Mel Gibson on science: what the evidence says · JRE #2254
SUBJECT: SCIENCE
Not a true/false call. Every claim is logged with its sources; read the exhibits below.
But it was like they they looked at it and they did some core samples on it, and it was put out there by people advocating evolution, and they discovered that it was a human skull attached to the jaw of an ape.
What the evidence says 01 / RECORD
Zinjanthropus boisei (OH 5, now classified as Paranthropus boisei) was discovered by Mary Leakey at Olduvai Gorge, Tanzania, in 1959 and formally described by Louis Leakey in Nature that same year as a single, intact robust hominin cranium with massive molars, premolars, and a sagittal crest, not a composite of a human skull and an ape jaw.

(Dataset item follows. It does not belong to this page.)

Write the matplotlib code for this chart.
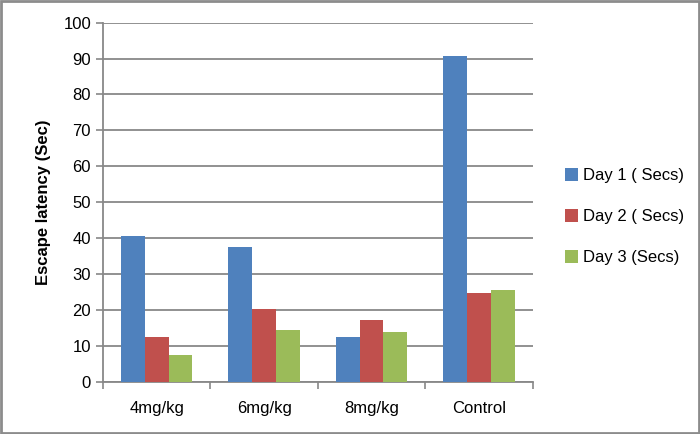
import matplotlib
matplotlib.use("Agg")
import matplotlib.pyplot as plt
import numpy as np
from matplotlib.patches import Rectangle

categories = ["4mg/kg", "6mg/kg", "8mg/kg", "Control"]
series_names = ["Day 1 ( Secs)", "Day 2 ( Secs)", "Day 3 (Secs)"]
day1 = [40.6, 37.6, 12.4, 90.7]
day2 = [12.6, 20.4, 17.2, 24.7]
day3 = [7.6, 14.4, 13.8, 25.7]
colors = ["#4F81BD", "#C0504D", "#9BBB59"]
yticks = [0, 10, 20, 30, 40, 50, 60, 70, 80, 90, 100]

plt.rcParams['font.family'] = ['Liberation Sans', 'DejaVu Sans']

fig = plt.figure(figsize=(7, 4.34), dpi=100)
ax = fig.add_axes([0.147, 0.12, 0.614, 0.828])

x = np.arange(len(categories))
w = 1 / 4.5
for i, (vals, name, c) in enumerate(zip([day1, day2, day3], series_names, colors)):
    ax.bar(x + (i - 1) * w, vals, width=w, color=c, label=name, zorder=3)

ax.set_xlim(-0.5, len(categories) - 0.5)
ax.set_ylim(0, 100)
ax.set_yticks(yticks)
ax.set_xticks(x)
ax.set_xticklabels(categories, fontsize=12)
ax.set_xticks(np.arange(-0.5, len(categories)), minor=True)
ax.tick_params(axis='x', which='major', length=0, pad=14)
ax.tick_params(axis='x', which='minor', length=5, color='#888888', width=1.2)
ax.tick_params(axis='y', length=5, color='#888888', width=1.2, labelsize=12)
ax.grid(axis='y', color='#888888', linewidth=1.3, zorder=0)
for s in ['top', 'right']:
    ax.spines[s].set_visible(False)
for s in ['left', 'bottom']:
    ax.spines[s].set_color('#888888')
    ax.spines[s].set_linewidth(1.3)
ax.set_ylabel("Escape latency (Sec)", fontsize=12, fontweight='bold', labelpad=9)

ax.legend(loc='center left', bbox_to_anchor=(1.04, 0.46), frameon=False,
          fontsize=12, handlelength=0.8, handleheight=0.8, handletextpad=0.3,
          labelspacing=1.55)

fig.patches.append(Rectangle((0.002, 0.003), 0.996, 0.994, transform=fig.transFigure,
                             fill=False, edgecolor='#8c8c8c', linewidth=2))

fig.savefig("out.png", dpi=100)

The fossil has been accepted as genuine by paleoanthropologists for over six decades and remains a type specimen central to the fossil record of early hominins, per the Smithsonian's Human Origins Program. The description Gibson gives, a human skull fused with an ape jaw exposed via testing after being promoted by evolution advocates, instead matches the well-documented Piltdown Man hoax (1912-1953), a set of skull fragments and an orangutan jaw fraudulently combined and later debunked using fluorine dating and other techniques; Piltdown Man is unrelated to Zinjanthropus. Current evidence indicates the claim as stated about Zinjanthropus is false, and it appears to conflate two distinct fossil discoveries.